[Provided data]
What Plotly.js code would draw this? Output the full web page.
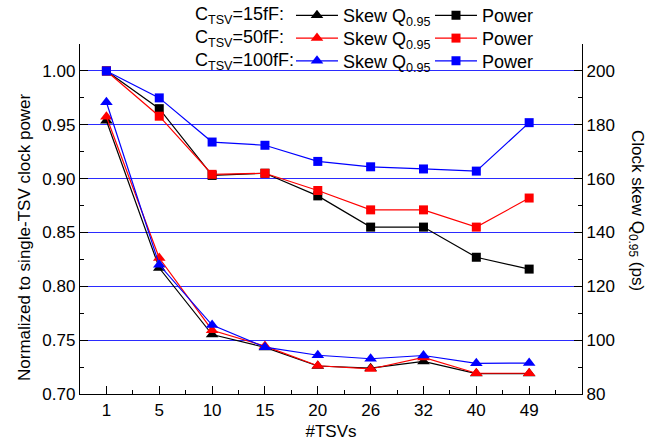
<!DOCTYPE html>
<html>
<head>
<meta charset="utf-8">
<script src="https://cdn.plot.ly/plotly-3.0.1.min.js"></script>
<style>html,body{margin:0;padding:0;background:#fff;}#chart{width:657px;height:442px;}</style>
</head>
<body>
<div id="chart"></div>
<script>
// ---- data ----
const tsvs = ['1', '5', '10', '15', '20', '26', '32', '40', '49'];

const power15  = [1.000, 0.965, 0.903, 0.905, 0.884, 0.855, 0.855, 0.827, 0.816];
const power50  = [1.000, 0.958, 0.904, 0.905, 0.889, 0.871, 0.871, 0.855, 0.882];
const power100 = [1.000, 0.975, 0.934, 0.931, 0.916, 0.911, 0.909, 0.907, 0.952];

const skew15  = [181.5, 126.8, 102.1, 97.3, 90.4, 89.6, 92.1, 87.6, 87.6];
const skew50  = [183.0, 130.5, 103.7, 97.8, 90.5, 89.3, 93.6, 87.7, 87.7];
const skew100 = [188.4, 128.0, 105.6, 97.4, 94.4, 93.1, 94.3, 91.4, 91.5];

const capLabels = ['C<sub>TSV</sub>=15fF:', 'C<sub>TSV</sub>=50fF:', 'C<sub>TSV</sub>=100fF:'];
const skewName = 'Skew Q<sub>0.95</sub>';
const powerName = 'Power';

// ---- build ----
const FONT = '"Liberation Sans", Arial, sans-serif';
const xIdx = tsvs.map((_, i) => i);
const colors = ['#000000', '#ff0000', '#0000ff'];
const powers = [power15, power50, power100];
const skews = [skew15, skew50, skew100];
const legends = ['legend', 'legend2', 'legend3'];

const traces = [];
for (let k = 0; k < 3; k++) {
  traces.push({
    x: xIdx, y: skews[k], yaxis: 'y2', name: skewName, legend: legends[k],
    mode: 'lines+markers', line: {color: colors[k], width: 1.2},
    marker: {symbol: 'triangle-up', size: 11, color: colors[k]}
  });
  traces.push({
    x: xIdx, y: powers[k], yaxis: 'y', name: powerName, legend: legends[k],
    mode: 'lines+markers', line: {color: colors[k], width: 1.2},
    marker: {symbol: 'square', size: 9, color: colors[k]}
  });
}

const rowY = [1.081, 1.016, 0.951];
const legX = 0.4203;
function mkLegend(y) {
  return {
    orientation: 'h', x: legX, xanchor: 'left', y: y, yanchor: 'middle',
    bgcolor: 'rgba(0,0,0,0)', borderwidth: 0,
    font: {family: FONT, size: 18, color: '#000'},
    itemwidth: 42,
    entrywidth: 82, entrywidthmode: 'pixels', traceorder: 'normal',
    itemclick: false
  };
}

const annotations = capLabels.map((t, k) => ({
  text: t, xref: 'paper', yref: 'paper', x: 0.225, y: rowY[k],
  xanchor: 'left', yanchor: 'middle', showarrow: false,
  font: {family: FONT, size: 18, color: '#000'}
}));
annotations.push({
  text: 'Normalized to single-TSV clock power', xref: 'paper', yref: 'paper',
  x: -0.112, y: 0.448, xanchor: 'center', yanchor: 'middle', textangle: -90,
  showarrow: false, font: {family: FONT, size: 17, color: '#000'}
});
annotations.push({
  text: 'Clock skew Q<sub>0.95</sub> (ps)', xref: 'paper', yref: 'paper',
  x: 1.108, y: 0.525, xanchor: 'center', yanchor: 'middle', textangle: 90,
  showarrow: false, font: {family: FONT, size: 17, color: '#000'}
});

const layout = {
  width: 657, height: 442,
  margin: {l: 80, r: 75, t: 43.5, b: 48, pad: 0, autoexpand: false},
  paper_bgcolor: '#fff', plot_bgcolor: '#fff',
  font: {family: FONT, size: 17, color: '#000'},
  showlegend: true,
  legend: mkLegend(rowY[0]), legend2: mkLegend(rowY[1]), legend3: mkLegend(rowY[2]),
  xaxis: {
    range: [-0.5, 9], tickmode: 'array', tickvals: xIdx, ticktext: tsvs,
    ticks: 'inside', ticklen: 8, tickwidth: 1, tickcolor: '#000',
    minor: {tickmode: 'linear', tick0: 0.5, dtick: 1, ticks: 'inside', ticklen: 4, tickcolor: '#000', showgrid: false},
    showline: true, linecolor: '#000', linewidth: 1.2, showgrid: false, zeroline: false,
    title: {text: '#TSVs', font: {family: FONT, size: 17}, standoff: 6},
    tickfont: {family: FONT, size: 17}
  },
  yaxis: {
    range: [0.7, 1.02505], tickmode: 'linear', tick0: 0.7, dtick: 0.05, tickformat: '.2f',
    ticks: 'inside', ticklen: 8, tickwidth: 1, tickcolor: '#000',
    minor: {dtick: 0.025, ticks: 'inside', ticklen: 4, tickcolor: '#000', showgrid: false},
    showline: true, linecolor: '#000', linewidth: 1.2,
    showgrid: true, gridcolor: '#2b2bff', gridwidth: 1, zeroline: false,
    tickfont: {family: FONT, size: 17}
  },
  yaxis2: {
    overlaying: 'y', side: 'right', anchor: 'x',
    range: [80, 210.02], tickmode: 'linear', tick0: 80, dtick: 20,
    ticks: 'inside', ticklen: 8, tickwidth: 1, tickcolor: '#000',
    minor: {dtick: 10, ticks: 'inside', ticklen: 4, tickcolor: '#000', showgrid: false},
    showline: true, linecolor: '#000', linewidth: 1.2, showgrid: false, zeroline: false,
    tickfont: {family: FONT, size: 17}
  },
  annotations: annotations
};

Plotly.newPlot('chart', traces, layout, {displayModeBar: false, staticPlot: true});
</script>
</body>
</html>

[Exercise objective]
Leave every image out, and retype the material exactly.

[Worked answer]
What Plotly.js code would draw this? Output the full web page.
<!DOCTYPE html>
<html>
<head>
<meta charset="utf-8">
<script src="https://cdn.plot.ly/plotly-3.0.1.min.js"></script>
<style>html,body{margin:0;padding:0;background:#fff;}#chart{width:657px;height:442px;}</style>
</head>
<body>
<div id="chart"></div>
<script>
// ---- data ----
const tsvs = ['1', '5', '10', '15', '20', '26', '32', '40', '49'];

const power15  = [1.000, 0.965, 0.903, 0.905, 0.884, 0.855, 0.855, 0.827, 0.816];
const power50  = [1.000, 0.958, 0.904, 0.905, 0.889, 0.871, 0.871, 0.855, 0.882];
const power100 = [1.000, 0.975, 0.934, 0.931, 0.916, 0.911, 0.909, 0.907, 0.952];

const skew15  = [181.5, 126.8, 102.1, 97.3, 90.4, 89.6, 92.1, 87.6, 87.6];
const skew50  = [183.0, 130.5, 103.7, 97.8, 90.5, 89.3, 93.6, 87.7, 87.7];
const skew100 = [188.4, 128.0, 105.6, 97.4, 94.4, 93.1, 94.3, 91.4, 91.5];

const capLabels = ['C<sub>TSV</sub>=15fF:', 'C<sub>TSV</sub>=50fF:', 'C<sub>TSV</sub>=100fF:'];
const skewName = 'Skew Q<sub>0.95</sub>';
const powerName = 'Power';

// ---- build ----
const FONT = '"Liberation Sans", Arial, sans-serif';
const xIdx = tsvs.map((_, i) => i);
const colors = ['#000000', '#ff0000', '#0000ff'];
const powers = [power15, power50, power100];
const skews = [skew15, skew50, skew100];
const legends = ['legend', 'legend2', 'legend3'];

const traces = [];
for (let k = 0; k < 3; k++) {
  traces.push({
    x: xIdx, y: skews[k], yaxis: 'y2', name: skewName, legend: legends[k],
    mode: 'lines+markers', line: {color: colors[k], width: 1.2},
    marker: {symbol: 'triangle-up', size: 11, color: colors[k]}
  });
  traces.push({
    x: xIdx, y: powers[k], yaxis: 'y', name: powerName, legend: legends[k],
    mode: 'lines+markers', line: {color: colors[k], width: 1.2},
    marker: {symbol: 'square', size: 9, color: colors[k]}
  });
}

const rowY = [1.081, 1.016, 0.951];
const legX = 0.4203;
function mkLegend(y) {
  return {
    orientation: 'h', x: legX, xanchor: 'left', y: y, yanchor: 'middle',
    bgcolor: 'rgba(0,0,0,0)', borderwidth: 0,
    font: {family: FONT, size: 18, color: '#000'},
    itemwidth: 42,
    entrywidth: 82, entrywidthmode: 'pixels', traceorder: 'normal',
    itemclick: false
  };
}

const annotations = capLabels.map((t, k) => ({
  text: t, xref: 'paper', yref: 'paper', x: 0.225, y: rowY[k],
  xanchor: 'left', yanchor: 'middle', showarrow: false,
  font: {family: FONT, size: 18, color: '#000'}
}));
annotations.push({
  text: 'Normalized to single-TSV clock power', xref: 'paper', yref: 'paper',
  x: -0.112, y: 0.448, xanchor: 'center', yanchor: 'middle', textangle: -90,
  showarrow: false, font: {family: FONT, size: 17, color: '#000'}
});
annotations.push({
  text: 'Clock skew Q<sub>0.95</sub> (ps)', xref: 'paper', yref: 'paper',
  x: 1.108, y: 0.525, xanchor: 'center', yanchor: 'middle', textangle: 90,
  showarrow: false, font: {family: FONT, size: 17, color: '#000'}
});

const layout = {
  width: 657, height: 442,
  margin: {l: 80, r: 75, t: 43.5, b: 48, pad: 0, autoexpand: false},
  paper_bgcolor: '#fff', plot_bgcolor: '#fff',
  font: {family: FONT, size: 17, color: '#000'},
  showlegend: true,
  legend: mkLegend(rowY[0]), legend2: mkLegend(rowY[1]), legend3: mkLegend(rowY[2]),
  xaxis: {
    range: [-0.5, 9], tickmode: 'array', tickvals: xIdx, ticktext: tsvs,
    ticks: 'inside', ticklen: 8, tickwidth: 1, tickcolor: '#000',
    minor: {tickmode: 'linear', tick0: 0.5, dtick: 1, ticks: 'inside', ticklen: 4, tickcolor: '#000', showgrid: false},
    showline: true, linecolor: '#000', linewidth: 1.2, showgrid: false, zeroline: false,
    title: {text: '#TSVs', font: {family: FONT, size: 17}, standoff: 6},
    tickfont: {family: FONT, size: 17}
  },
  yaxis: {
    range: [0.7, 1.02505], tickmode: 'linear', tick0: 0.7, dtick: 0.05, tickformat: '.2f',
    ticks: 'inside', ticklen: 8, tickwidth: 1, tickcolor: '#000',
    minor: {dtick: 0.025, ticks: 'inside', ticklen: 4, tickcolor: '#000', showgrid: false},
    showline: true, linecolor: '#000', linewidth: 1.2,
    showgrid: true, gridcolor: '#2b2bff', gridwidth: 1, zeroline: false,
    tickfont: {family: FONT, size: 17}
  },
  yaxis2: {
    overlaying: 'y', side: 'right', anchor: 'x',
    range: [80, 210.02], tickmode: 'linear', tick0: 80, dtick: 20,
    ticks: 'inside', ticklen: 8, tickwidth: 1, tickcolor: '#000',
    minor: {dtick: 10, ticks: 'inside', ticklen: 4, tickcolor: '#000', showgrid: false},
    showline: true, linecolor: '#000', linewidth: 1.2, showgrid: false, zeroline: false,
    tickfont: {family: FONT, size: 17}
  },
  annotations: annotations
};

Plotly.newPlot('chart', traces, layout, {displayModeBar: false, staticPlot: true});
</script>
</body>
</html>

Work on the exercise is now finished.